The power of being solution oriented

It struck me that the real opportunity at Russwood wasn’t in re-arranging machines, it was in information management. They didn’t have the money to buy a system like SAP, so I set about learning everything I needed to in order to build one. How hard could it be?

I knew I’d be making lots of rapid changes and I didn’t want to deal with installers, so I decided to make a web application. I learned Macromedia Flash because my users were not computer savvy and would need a GUI they could learn quickly; back then JavaScript was nowhere near able to do that, so Flash was the best choice. I learned PHP and MySQL because they were free and there was lots of online help for both. I knew nothing about databases and very little about programming, but I was determined and a good self-driven learner.
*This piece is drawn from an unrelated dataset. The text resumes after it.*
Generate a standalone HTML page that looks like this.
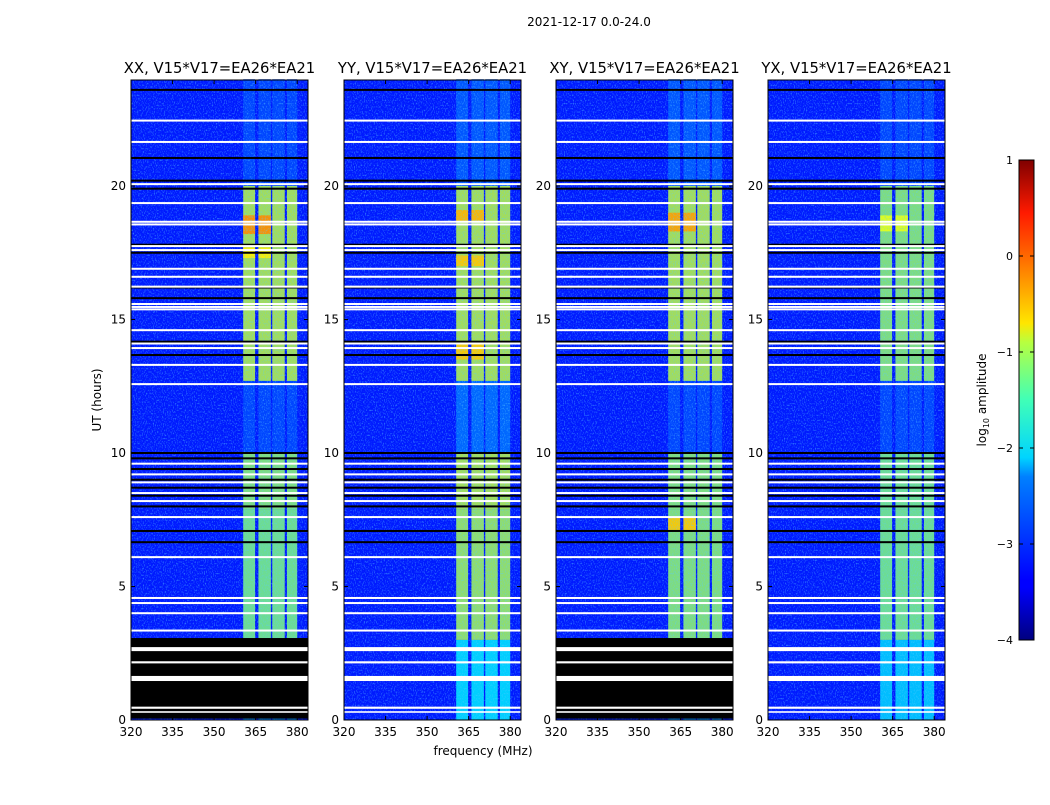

Over the course of a few months I built an order management system that allowed our president to spec out bids for jobs and track those all the way through winning the bid and construction. Everyone in the office used it. It allowed us to capture customizations and even calculated cost increases based on the amount of material needed for those. It linked up with Autocad drawings to make re-using past designs faster and easier.

The springboard of experience

Out of everything I’d learned and done, building that system was the most rewarding and exhilarating. I felt like Harry Potter or Gandalf wielding arcane powers of the universe. Nobody understood what I was doing or how (sometimes not even me) but they all saw the results and the way it made their lives and business so much better. This was the moment that changed my life as I decided that I was going to become a software developer and do that work forever.

Eventually the company president pulled me into his office and let me know it was time to move on. He saw my potential better than I did. By then the company IT was running itself: the order system was complete, and all I was doing most days was changing the backup tapes. I interviewed from the office and found a job with a small software company in Durham. I had my first real job as a developer. Last I talked with him, they were still using the same order management tool I built, fifteen years later.